Retype only the lines from the top of the records to the line with "spp_marker_size = [8]", including that line but none of the pictures.

# Stored data

◇ ◇ ◇

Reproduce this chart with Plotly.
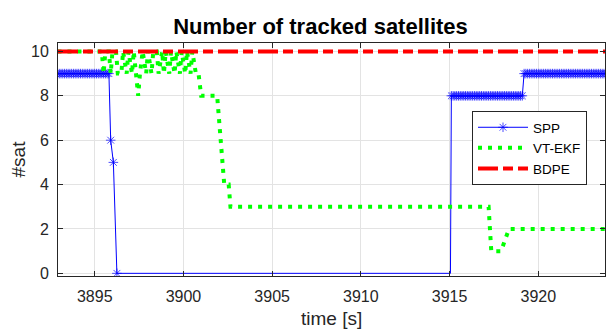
import numpy as np
import plotly.graph_objects as go

# ---------------- data ----------------
# SPP: sampled every 0.1 s where valid
spp_seg1_t = np.arange(3892.8, 3895.86, 0.1)
spp_seg1_v = [9] * len(spp_seg1_t)
spp_mid_t = [3895.9, 3896.05, 3896.25, 3915.05]
spp_mid_v = [6, 5, 0, 0]
spp_seg2_t = np.arange(3915.1, 3919.16, 0.1)
spp_seg2_v = [8] * len(spp_seg2_t)
spp_seg3_t = np.arange(3919.2, 3924.01, 0.1)
spp_seg3_v = [9] * len(spp_seg3_t)

spp_t = np.round(np.concatenate([spp_seg1_t, spp_mid_t, spp_seg2_t, spp_seg3_t]), 2)
spp_v = spp_seg1_v + spp_mid_v + spp_seg2_v + spp_seg3_v
spp_marker_size = [8] * len(spp_seg1_t) + [8, 8, 8, 0] + [8] * len(spp_seg2_t) + [8] * len(spp_seg3_t)

# VT-EKF
ekf_t = [3892.9, 3895.4, 3895.5, 3895.6, 3895.8, 3895.9, 3896.0, 3896.2, 3896.3, 3896.5,
         3896.6, 3896.8, 3896.9, 3897.1, 3897.2, 3897.3, 3897.45, 3897.55, 3897.7, 3897.9,
         3898.0, 3898.2, 3898.3, 3898.5, 3898.6, 3898.8, 3898.9, 3899.0, 3899.2, 3899.3,
         3899.5, 3899.6, 3899.8, 3899.9, 3900.1, 3900.2, 3900.4, 3900.5, 3900.7, 3900.85,
         3901.0, 3901.9, 3902.0, 3902.1, 3902.2, 3902.3, 3902.55, 3902.65, 3917.2, 3917.3,
         3917.35, 3917.9, 3918.35, 3924.0]
ekf_v = [10, 10, 9, 10, 10, 9, 10, 10, 9, 9,
         10, 9, 10, 9, 10, 9, 8, 9, 10, 9,
         10, 9, 10, 10, 9, 10, 9, 10, 9, 10,
         9, 10, 9, 10, 9, 10, 9, 10, 9, 9,
         8, 8, 7, 6, 5, 4, 4, 3, 3, 2,
         1, 1, 2, 2]

# BDPE
bdpe_t = [3892.93, 3924.0]
bdpe_v = [10, 10]

x_ticks = [3895, 3900, 3905, 3910, 3915, 3920]
y_ticks = [0, 2, 4, 6, 8, 10]

FONT = "Liberation Sans, Arial, sans-serif"
AX = "#262626"

fig = go.Figure()
fig.add_trace(go.Scatter(
    x=spp_t, y=spp_v, name="SPP", mode="lines+markers",
    line=dict(color="#0000ff", width=1),
    marker=dict(symbol="asterisk-open", size=spp_marker_size, color="#0000ff",
                line=dict(color="#0000ff", width=1)),
))
fig.add_trace(go.Scatter(
    x=ekf_t, y=ekf_v, name="VT-EKF", mode="lines",
    line=dict(color="#00ff00", width=4, dash="4px,6px"),
))
fig.add_trace(go.Scatter(
    x=bdpe_t, y=bdpe_v, name="BDPE", mode="lines",
    line=dict(color="#ff0000", width=4, dash="20px,5px,10px,5px"),
))

axis_common = dict(
    showline=True, linecolor=AX, linewidth=1, mirror="ticks",
    ticks="inside", ticklen=5, tickcolor=AX, tickwidth=1,
    showgrid=True, gridcolor="#e3e3e3", gridwidth=1, zeroline=False,
    tickfont=dict(family=FONT, size=16, color=AX),
)

fig.update_layout(
    width=606, height=329,
    margin=dict(l=58, r=1, t=43, b=53),
    paper_bgcolor="white", plot_bgcolor="white",
    title=dict(text="<b>Number of tracked satellites</b>", xref="container", x=320.5 / 606,
               xanchor="center", y=1 - 26 / 329, yanchor="middle",
               font=dict(family=FONT, size=22, color="black")),
    xaxis=dict(range=[3892.93, 3923.76], tickvals=x_ticks, ticklabelstandoff=6, **axis_common),
    yaxis=dict(range=[-0.12, 10.38], tickvals=y_ticks, ticklabelstandoff=5, **axis_common),
    legend=dict(x=(472 - 58) / 547, y=(276 - 111) / 233, xanchor="left", yanchor="top",
                bgcolor="white", bordercolor=AX, borderwidth=1,
                font=dict(family=FONT, size=13.5, color="black"),
                itemwidth=50, tracegroupgap=0),
    showlegend=True,
    annotations=[
        dict(text="time [s]", xref="paper", yref="paper", x=0.5, y=-(318 - 276) / 233,
             xanchor="center", yanchor="middle", showarrow=False,
             font=dict(family=FONT, size=19, color=AX)),
        dict(text="#sat", xref="paper", yref="paper", x=-(58 - 18) / 547, y=0.5,
             xanchor="center", yanchor="middle", showarrow=False, textangle=-90,
             font=dict(family=FONT, size=19, color=AX)),
    ],
)

fig.write_html("out.html", config={"displayModeBar": False},
               post_script="document.body.style.margin='0';document.body.style.padding='0';")
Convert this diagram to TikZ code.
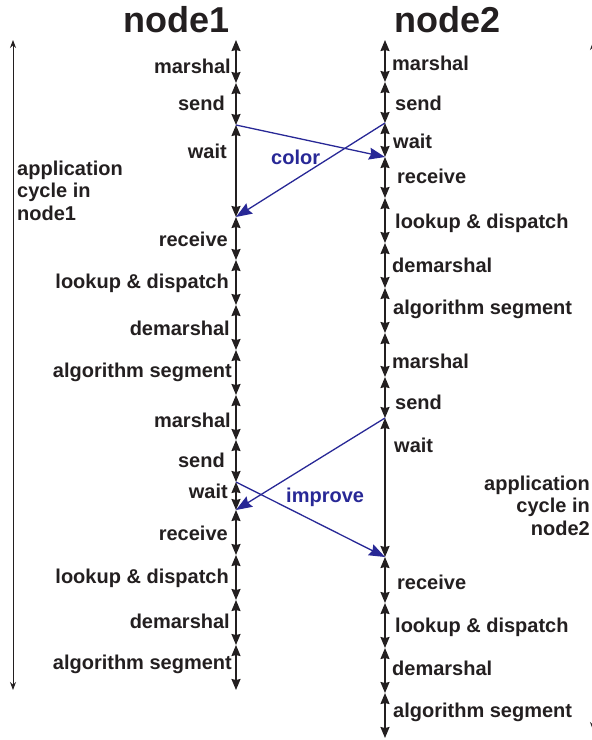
\documentclass[tikz,border=0pt]{standalone}
\usepackage{fontspec}
\setmainfont{Liberation Sans}
\usetikzlibrary{arrows.meta}
\definecolor{ink}{RGB}{35,31,32}
\definecolor{msg}{RGB}{40,40,150}
\begin{document}
\begin{tikzpicture}[x=1pt,y=-1pt,
  seg/.style={draw=ink, line width=1.5pt, {Stealth[length=11pt,width=9pt,inset=1pt]}-{Stealth[length=11pt,width=9pt,inset=1pt]}},
  cycle/.style={draw=ink, line width=1pt, {Stealth[length=8pt,width=6pt]}-{Stealth[length=8pt,width=6pt]}},
  msgarrow/.style={draw=msg, line width=1.3pt, -{Stealth[length=16pt,width=12pt,inset=2pt]}},
  lbl/.style={inner sep=0pt, text=ink, font=\bfseries\fontsize{20}{22}\selectfont},
  msglbl/.style={inner sep=0pt, text=msg, font=\bfseries\fontsize{20}{22}\selectfont},
  ttl/.style={inner sep=0pt, text=ink, font=\bfseries\fontsize{36}{38}\selectfont},
  cyc/.style={inner sep=0pt, text=ink, font=\bfseries\fontsize{20}{22.5}\selectfont, align=left}
]
\useasboundingbox (0,0) rectangle (592,740);
% titles
\node[ttl, anchor=base] (t1) at (177,32) {node1};
\node[ttl, anchor=base] (t2) at (448,32) {node2};
% timeline boundaries
\foreach \y [count=\i] in {40,83,125,217,260,305,350,395,440,482,510,555,600,645,690}
  \coordinate (a\i) at (236,\y);
\foreach \y [count=\i] in {40,82,123,157,198,243,288,333,377,418,557,603,648,693,738}
  \coordinate (b\i) at (385,\y);
\foreach \i [evaluate=\i as \j using int(\i+1)] in {1,...,14} {
  \draw[seg] (a\i) -- (a\j);
  \draw[seg] (b\i) -- (b\j);
}
% node1 labels
\node[lbl, anchor=base east] (la1) at (231,73) {marshal};
\node[lbl, anchor=base east] (la2) at (225,110) {send};
\node[lbl, anchor=base east] (la3) at (227,158) {wait};
\node[lbl, anchor=base east] (la4) at (228,246) {receive};
\node[lbl, anchor=base east] (la5) at (229,288) {lookup \& dispatch};
\node[lbl, anchor=base east] (la6) at (230,335) {demarshal};
\node[lbl, anchor=base east] (la7) at (232,377) {algorithm segment};
\node[lbl, anchor=base east] (la8) at (231,427) {marshal};
\node[lbl, anchor=base east] (la9) at (225,467) {send};
\node[lbl, anchor=base east] (la10) at (228,498) {wait};
\node[lbl, anchor=base east] (la11) at (228,540) {receive};
\node[lbl, anchor=base east] (la12) at (229,583) {lookup \& dispatch};
\node[lbl, anchor=base east] (la13) at (230,628) {demarshal};
\node[lbl, anchor=base east] (la14) at (232,669) {algorithm segment};
% node2 labels
\node[lbl, anchor=base west] (lb1) at (392,70) {marshal};
\node[lbl, anchor=base west] (lb2) at (395,110) {send};
\node[lbl, anchor=base west] (lb3) at (393,148) {wait};
\node[lbl, anchor=base west] (lb4) at (397,183) {receive};
\node[lbl, anchor=base west] (lb5) at (395,228) {lookup \& dispatch};
\node[lbl, anchor=base west] (lb6) at (392,272) {demarshal};
\node[lbl, anchor=base west] (lb7) at (393,314) {algorithm segment};
\node[lbl, anchor=base west] (lb8) at (392,368) {marshal};
\node[lbl, anchor=base west] (lb9) at (395,409) {send};
\node[lbl, anchor=base west] (lb10) at (394,452) {wait};
\node[lbl, anchor=base west] (lb11) at (397,589) {receive};
\node[lbl, anchor=base west] (lb12) at (395,632) {lookup \& dispatch};
\node[lbl, anchor=base west] (lb13) at (392,675) {demarshal};
\node[lbl, anchor=base west] (lb14) at (393,717) {algorithm segment};
% messages
\draw[msgarrow] (a3) -- (b4);
\draw[msgarrow] (b3) -- (a4);
\draw[msgarrow] (b10) -- (a11);
\draw[msgarrow] (a10) -- (b11);
\node[msglbl, anchor=base west] (m1) at (271,164) {color};
\node[msglbl, anchor=base west] (m2) at (286,502) {improve};
% application cycles
\coordinate (c1) at (13,40);
\coordinate (c2) at (13,690);
\draw[cycle] (c1) -- (c2);
\node[cyc, anchor=base west] (cy1) at (17,220) {application\\cycle in\\node1};
\coordinate (d1) at (593,42);
\coordinate (d2) at (593,730);
\draw[cycle] (d1) -- (d2);
\node[cyc, align=right, anchor=base east] (cy2) at (590,535) {application\\cycle in\\node2};
\end{tikzpicture}
\end{document}
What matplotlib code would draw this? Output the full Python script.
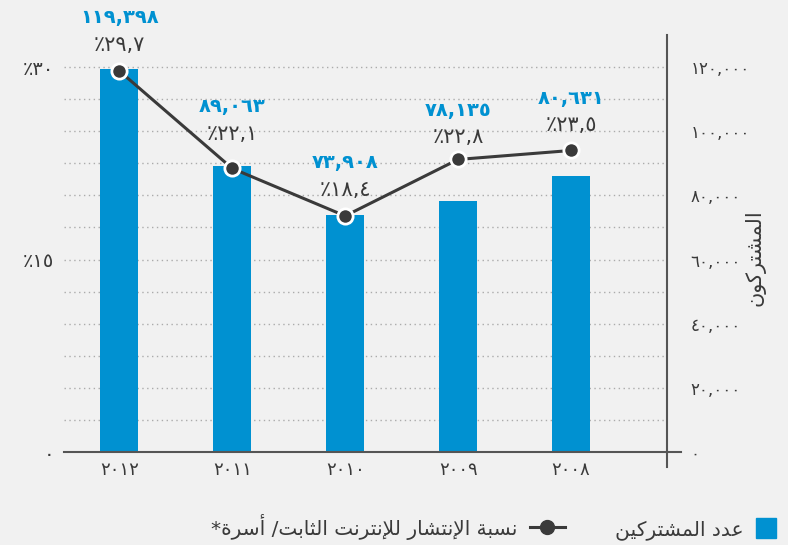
import numpy as np
import matplotlib

matplotlib.use("Agg")
import matplotlib.pyplot as plt
from matplotlib.patches import Patch, Rectangle
from matplotlib.lines import Line2D
from matplotlib.legend_handler import HandlerPatch

plt.rcParams["font.family"] = ["DejaVu Sans"]

# ---- data ----
years = ["2012", "2011", "2010", "2009", "2008"]
subscribers = [119398, 89063, 73908, 78135, 86100]          # bar heights
subscriber_labels = ["119,398", "89,063", "73,908", "78,135", "80,631"]  # as printed
penetration = [29.7, 22.1, 18.4, 22.8, 23.5]                # % of households
left_ticks = [0, 15, 30]
right_ticks = [0, 20000, 40000, 60000, 80000, 100000, 120000]

legend_bar = "عدد المشتركين"
legend_line = "نسبة الإنتشار للإنترنت الثابت/ أسرة*"
right_label = "المشتركون"

BG = "#f1f1f1"
BLUE = "#0091d1"
DARK = "#3a3a3a"

# ---- minimal arabic shaping (matplotlib has no complex text layout) ----
FORMS = {  # isolated, final, initial, medial
    "ا": ("\uFE8D", "\uFE8E", None, None),
    "أ": ("\uFE83", "\uFE84", None, None),
    "إ": ("\uFE87", "\uFE88", None, None),
    "ب": ("\uFE8F", "\uFE90", "\uFE91", "\uFE92"),
    "ة": ("\uFE93", "\uFE94", None, None),
    "ت": ("\uFE95", "\uFE96", "\uFE97", "\uFE98"),
    "ث": ("\uFE99", "\uFE9A", "\uFE9B", "\uFE9C"),
    "د": ("\uFEA9", "\uFEAA", None, None),
    "ر": ("\uFEAD", "\uFEAE", None, None),
    "س": ("\uFEB1", "\uFEB2", "\uFEB3", "\uFEB4"),
    "ش": ("\uFEB5", "\uFEB6", "\uFEB7", "\uFEB8"),
    "ع": ("\uFEC9", "\uFECA", "\uFECB", "\uFECC"),
    "ك": ("\uFED9", "\uFEDA", "\uFEDB", "\uFEDC"),
    "ل": ("\uFEDD", "\uFEDE", "\uFEDF", "\uFEE0"),
    "م": ("\uFEE1", "\uFEE2", "\uFEE3", "\uFEE4"),
    "ن": ("\uFEE5", "\uFEE6", "\uFEE7", "\uFEE8"),
    "و": ("\uFEED", "\uFEEE", None, None),
    "ي": ("\uFEF1", "\uFEF2", "\uFEF3", "\uFEF4"),
}
LAM_ALEF = {"ا": ("\uFEFB", "\uFEFC"), "أ": ("\uFEF7", "\uFEF8"), "إ": ("\uFEF9", "\uFEFA")}


def joins_forward(c):
    return c in FORMS and FORMS[c][2] is not None


def shape(text):
    out = []
    i = 0
    while i < len(text):
        c = text[i]
        prev = text[i - 1] if i > 0 else ""
        nxt = text[i + 1] if i + 1 < len(text) else ""
        if c == "ل" and nxt in LAM_ALEF:
            iso, fin = LAM_ALEF[nxt]
            out.append(fin if joins_forward(prev) else iso)
            i += 2
            continue
        if c in FORMS:
            iso, fin, ini, med = FORMS[c]
            back = joins_forward(prev)
            fwd = ini is not None and nxt in FORMS
            if back and fwd:
                out.append(med)
            elif back:
                out.append(fin)
            elif fwd:
                out.append(ini)
            else:
                out.append(iso)
        else:
            out.append(c)
        i += 1
    return "".join(reversed(out))


DIGITS = str.maketrans("0123456789", "٠١٢٣٤٥٦٧٨٩")


def ar(s):
    return str(s).translate(DIGITS)


def square_patch(legend, orig_handle, xdescent, ydescent, width, height, fontsize):
    # square swatch sitting next to the text (text is on its left)
    return Rectangle((-xdescent, -ydescent), height, height)


# ---- figure ----
fig = plt.figure(figsize=(7.88, 5.45), dpi=100, facecolor=BG)
ax = fig.add_axes([0.0812, 0.1706, 0.7652, 0.7652])
ax2 = ax.twinx()
ax.set_zorder(2)
ax2.set_zorder(1)
ax.patch.set_visible(False)
ax2.patch.set_visible(False)

x = np.arange(len(years))

# bars + grid on the subscriber axis
ax2.bar(x, subscribers, width=0.335, color=BLUE, zorder=2)
ax2.set_ylim(0, 130000)
ax2.set_yticks(right_ticks)
ax2.set_yticks(np.arange(10000, 125000, 20000), minor=True)
ax2.set_yticklabels([ar(f"{v:,}") for v in right_ticks], fontsize=12,
                    color=DARK, ha="left")
ax2.tick_params(axis="y", which="both", length=0, pad=17)
ax2.grid(axis="y", which="both", color="#ababab", linestyle=(0, (1, 2.5)),
         linewidth=1.0, zorder=0)
ax2.set_axisbelow(True)
ax2.set_ylabel(shape(right_label), fontsize=15, color=DARK, rotation=90,
               ha="center", va="center")
ax2.yaxis.set_label_coords(1.146, 0.465)

# line on the percentage axis
ax.plot(x, penetration, color=DARK, linewidth=2.2, marker="o", markersize=11,
        markerfacecolor=DARK, markeredgecolor="white", markeredgewidth=2,
        zorder=3)
ax.set_ylim(0, 32.5)
ax.set_xlim(-0.49, 4.85)
ax.set_yticks(left_ticks)
ax.set_yticklabels([ar(v) if v == 0 else "٪" + ar(v) for v in left_ticks],
                   fontsize=14, color=DARK)
ax.tick_params(axis="y", length=0, pad=7)
ax.set_xticks(x)
ax.set_xticklabels([ar(y) for y in years], fontsize=13, color=DARK)
ax.tick_params(axis="x", length=0, pad=6.5)

for a in (ax, ax2):
    for side in ("top", "left", "right", "bottom"):
        a.spines[side].set_visible(False)
ax.spines["bottom"].set_visible(True)
ax.spines["bottom"].set_color("#555555")
ax.spines["bottom"].set_linewidth(1.5)
ax2.spines["right"].set_visible(True)
ax2.spines["right"].set_color("#555555")
ax2.spines["right"].set_linewidth(1.5)
# small overhangs at the corner
ax.plot([1, 1.023], [0, 0], transform=ax.transAxes, color="#555555",
        linewidth=1.5, clip_on=False)
ax.plot([1, 1], [0, -0.036], transform=ax.transAxes, color="#555555",
        linewidth=1.5, clip_on=False)

# value labels
label_lift = [0, 6, 0, -3, -1]
for xi, p, s, lift in zip(x, penetration, subscriber_labels, label_lift):
    ax.annotate("٪" + ar(f"{p}").replace(".", ","), (xi, p),
                xytext=(0, 19 + lift), textcoords="offset points",
                ha="center", va="center", fontsize=15, color=DARK)
    ax.annotate(ar(s), (xi, p), xytext=(0, 38.5 + lift),
                textcoords="offset points", ha="center", va="center",
                fontsize=14, color=BLUE, fontweight="bold")

handles = [
    Line2D([], [], color=DARK, linewidth=2.2, marker="o", markersize=10,
           markerfacecolor=DARK, markeredgecolor=DARK),
    Patch(facecolor=BLUE, edgecolor=BLUE),
]
fig.legend(handles, [shape(legend_line), shape(legend_bar)],
           loc="center right", bbox_to_anchor=(1.017, 0.033), ncol=2,
           markerfirst=False, frameon=False, fontsize=14.5, borderpad=0,
           handlelength=1.75, handleheight=1.15, columnspacing=2.5,
           handletextpad=0.6, labelcolor=DARK,
           handler_map={Patch: HandlerPatch(patch_func=square_patch)})

fig.savefig("out.png", dpi=100, facecolor=BG)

◇ ◇ ◇

# FINISHED EXERCISE
Reproduce this chart with Plotly.
import numpy as np
import plotly.graph_objects as go

# ---------------- data ----------------
# SPP: sampled every 0.1 s where valid
spp_seg1_t = np.arange(3892.8, 3895.86, 0.1)
spp_seg1_v = [9] * len(spp_seg1_t)
spp_mid_t = [3895.9, 3896.05, 3896.25, 3915.05]
spp_mid_v = [6, 5, 0, 0]
spp_seg2_t = np.arange(3915.1, 3919.16, 0.1)
spp_seg2_v = [8] * len(spp_seg2_t)
spp_seg3_t = np.arange(3919.2, 3924.01, 0.1)
spp_seg3_v = [9] * len(spp_seg3_t)

spp_t = np.round(np.concatenate([spp_seg1_t, spp_mid_t, spp_seg2_t, spp_seg3_t]), 2)
spp_v = spp_seg1_v + spp_mid_v + spp_seg2_v + spp_seg3_v
spp_marker_size = [8] * len(spp_seg1_t) + [8, 8, 8, 0] + [8] * len(spp_seg2_t) + [8] * len(spp_seg3_t)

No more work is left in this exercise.